• To do: Your copy of the material must match it exactly, except that pictures are dropped.

• Supplied data:
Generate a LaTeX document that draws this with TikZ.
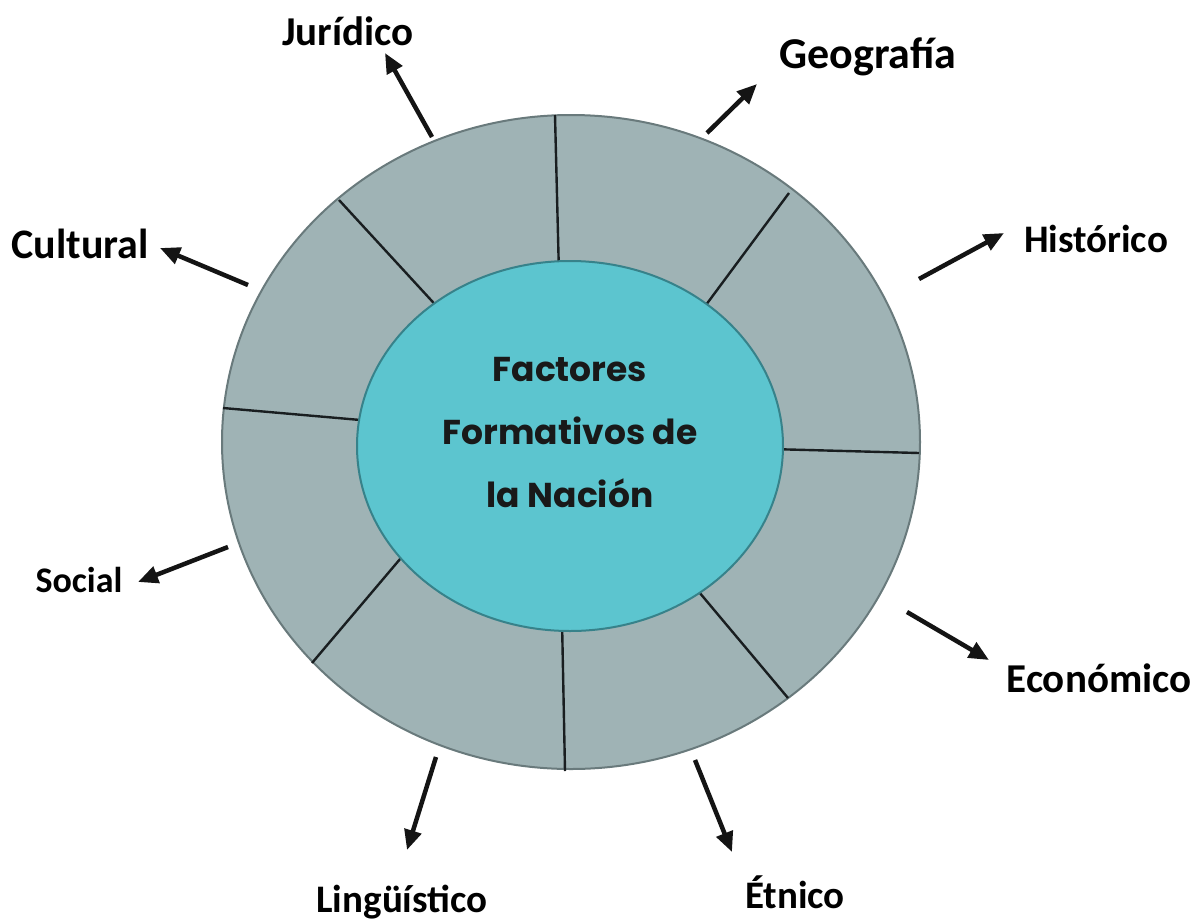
\documentclass[tikz,border=0pt]{standalone}
\usepackage{fontspec}
\setmainfont{Carlito}
\newfontfamily\gothic{Poppins}
\usetikzlibrary{arrows.meta,shapes.geometric}
\definecolor{ringfill}{RGB}{159,179,181}
\definecolor{ringline}{RGB}{105,122,124}
\definecolor{corefill}{RGB}{92,197,207}
\definecolor{coreline}{RGB}{55,130,138}
\definecolor{divline}{RGB}{25,30,32}
\tikzset{
  ring/.style={ellipse, fill=ringfill, draw=ringline, line width=2pt, inner sep=0pt},
  core/.style={ellipse, fill=corefill, draw=coreline, line width=2pt, inner sep=0pt},
  divider/.style={draw=divline, line width=2.4pt},
  arr/.style={draw=black!92, line width=4.5pt, -{Triangle[length=20pt,width=17pt]}},
  lbl/.style={anchor=base, inner sep=0pt, text=black, font=\bfseries}
}
\begin{document}
\begin{tikzpicture}[x=1pt,y=-1pt]
\useasboundingbox[fill=white] (0,0) rectangle (1203,922);
% outer ring
\node[ring, minimum width=698pt, minimum height=654pt] (outer) at (571,442) {};
% dividers
\coordinate (d1o) at (555,115); \coordinate (d1i) at (559,275);
\coordinate (d2o) at (789,193); \coordinate (d2i) at (700,313);
\coordinate (d3o) at (919,453); \coordinate (d3i) at (770,449);
\coordinate (d4o) at (788,698); \coordinate (d4i) at (694,586);
\coordinate (d5o) at (565,771); \coordinate (d5i) at (562,620);
\coordinate (d6o) at (312,663); \coordinate (d6i) at (406,552);
\coordinate (d7o) at (223,408); \coordinate (d7i) at (372,421);
\coordinate (d8o) at (339,200); \coordinate (d8i) at (442,312);
\foreach \k in {1,...,8}{\draw[divider] (d\k o) -- (d\k i);}
% inner core
\node[core, minimum width=426pt, minimum height=370pt] (inner) at (570,446) {};
\node[align=center, font=\gothic\bfseries\fontsize{34.5}{63}\selectfont, text=black!90, anchor=base, inner sep=0pt] (title) at (570,507)
  {Factores\\Formativos de\\la Nación};
% labels
\node[lbl, font=\bfseries\fontsize{41}{41}\selectfont] (jur) at (348,45) {Jurídico};
\node[lbl, font=\bfseries\fontsize{44}{44}\selectfont] (geo) at (868,68) {Geografía};
\node[lbl, font=\bfseries\fontsize{39}{39}\selectfont] (his) at (1096,252) {Histórico};
\node[lbl, font=\bfseries\fontsize{41}{41}\selectfont] (eco) at (1099,692) {Económico};
\node[lbl, font=\bfseries\fontsize{39}{39}\selectfont] (etn) at (795,908) {Étnico};
\node[lbl, font=\bfseries\fontsize{39}{39}\selectfont] (lin) at (402,912) {Lingüístico};
\node[lbl, font=\bfseries\fontsize{36}{36}\selectfont] (soc) at (79,592) {Social};
\node[lbl, font=\bfseries\fontsize{42}{42}\selectfont] (cul) at (80,258) {Cultural};
% arrows
\coordinate (ajt) at (432,137); \coordinate (ajh) at (385,53);
\coordinate (agt) at (707,133); \coordinate (agh) at (757,84);
\coordinate (aht) at (919,279); \coordinate (ahh) at (1004,233);
\coordinate (aet) at (907,612); \coordinate (aeh) at (989,660);
\coordinate (att) at (695,760); \coordinate (ath) at (732,852);
\coordinate (alt) at (436,757); \coordinate (alh) at (407,850);
\coordinate (ast) at (228,547); \coordinate (ash) at (138,582);
\coordinate (act) at (248,285); \coordinate (ach) at (160,248);
\draw[arr] (ajt) -- (ajh);
\draw[arr] (agt) -- (agh);
\draw[arr] (aht) -- (ahh);
\draw[arr] (aet) -- (aeh);
\draw[arr] (att) -- (ath);
\draw[arr] (alt) -- (alh);
\draw[arr] (ast) -- (ash);
\draw[arr] (act) -- (ach);
\end{tikzpicture}
\end{document}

• Output of the task:
Generate a LaTeX document that draws this with TikZ.
\documentclass[tikz,border=0pt]{standalone}
\usepackage{fontspec}
\setmainfont{Carlito}
\newfontfamily\gothic{Poppins}
\usetikzlibrary{arrows.meta,shapes.geometric}
\definecolor{ringfill}{RGB}{159,179,181}
\definecolor{ringline}{RGB}{105,122,124}
\definecolor{corefill}{RGB}{92,197,207}
\definecolor{coreline}{RGB}{55,130,138}
\definecolor{divline}{RGB}{25,30,32}
\tikzset{
  ring/.style={ellipse, fill=ringfill, draw=ringline, line width=2pt, inner sep=0pt},
  core/.style={ellipse, fill=corefill, draw=coreline, line width=2pt, inner sep=0pt},
  divider/.style={draw=divline, line width=2.4pt},
  arr/.style={draw=black!92, line width=4.5pt, -{Triangle[length=20pt,width=17pt]}},
  lbl/.style={anchor=base, inner sep=0pt, text=black, font=\bfseries}
}
\begin{document}
\begin{tikzpicture}[x=1pt,y=-1pt]
\useasboundingbox[fill=white] (0,0) rectangle (1203,922);
% outer ring
\node[ring, minimum width=698pt, minimum height=654pt] (outer) at (571,442) {};
% dividers
\coordinate (d1o) at (555,115); \coordinate (d1i) at (559,275);
\coordinate (d2o) at (789,193); \coordinate (d2i) at (700,313);
\coordinate (d3o) at (919,453); \coordinate (d3i) at (770,449);
\coordinate (d4o) at (788,698); \coordinate (d4i) at (694,586);
\coordinate (d5o) at (565,771); \coordinate (d5i) at (562,620);
\coordinate (d6o) at (312,663); \coordinate (d6i) at (406,552);
\coordinate (d7o) at (223,408); \coordinate (d7i) at (372,421);
\coordinate (d8o) at (339,200); \coordinate (d8i) at (442,312);
\foreach \k in {1,...,8}{\draw[divider] (d\k o) -- (d\k i);}
% inner core
\node[core, minimum width=426pt, minimum height=370pt] (inner) at (570,446) {};
\node[align=center, font=\gothic\bfseries\fontsize{34.5}{63}\selectfont, text=black!90, anchor=base, inner sep=0pt] (title) at (570,507)
  {Factores\\Formativos de\\la Nación};
% labels
\node[lbl, font=\bfseries\fontsize{41}{41}\selectfont] (jur) at (348,45) {Jurídico};
\node[lbl, font=\bfseries\fontsize{44}{44}\selectfont] (geo) at (868,68) {Geografía};
\node[lbl, font=\bfseries\fontsize{39}{39}\selectfont] (his) at (1096,252) {Histórico};
\node[lbl, font=\bfseries\fontsize{41}{41}\selectfont] (eco) at (1099,692) {Económico};
\node[lbl, font=\bfseries\fontsize{39}{39}\selectfont] (etn) at (795,908) {Étnico};
\node[lbl, font=\bfseries\fontsize{39}{39}\selectfont] (lin) at (402,912) {Lingüístico};
\node[lbl, font=\bfseries\fontsize{36}{36}\selectfont] (soc) at (79,592) {Social};
\node[lbl, font=\bfseries\fontsize{42}{42}\selectfont] (cul) at (80,258) {Cultural};
% arrows
\coordinate (ajt) at (432,137); \coordinate (ajh) at (385,53);
\coordinate (agt) at (707,133); \coordinate (agh) at (757,84);
\coordinate (aht) at (919,279); \coordinate (ahh) at (1004,233);
\coordinate (aet) at (907,612); \coordinate (aeh) at (989,660);
\coordinate (att) at (695,760); \coordinate (ath) at (732,852);
\coordinate (alt) at (436,757); \coordinate (alh) at (407,850);
\coordinate (ast) at (228,547); \coordinate (ash) at (138,582);
\coordinate (act) at (248,285); \coordinate (ach) at (160,248);
\draw[arr] (ajt) -- (ajh);
\draw[arr] (agt) -- (agh);
\draw[arr] (aht) -- (ahh);
\draw[arr] (aet) -- (aeh);
\draw[arr] (att) -- (ath);
\draw[arr] (alt) -- (alh);
\draw[arr] (ast) -- (ash);
\draw[arr] (act) -- (ach);
\end{tikzpicture}
\end{document}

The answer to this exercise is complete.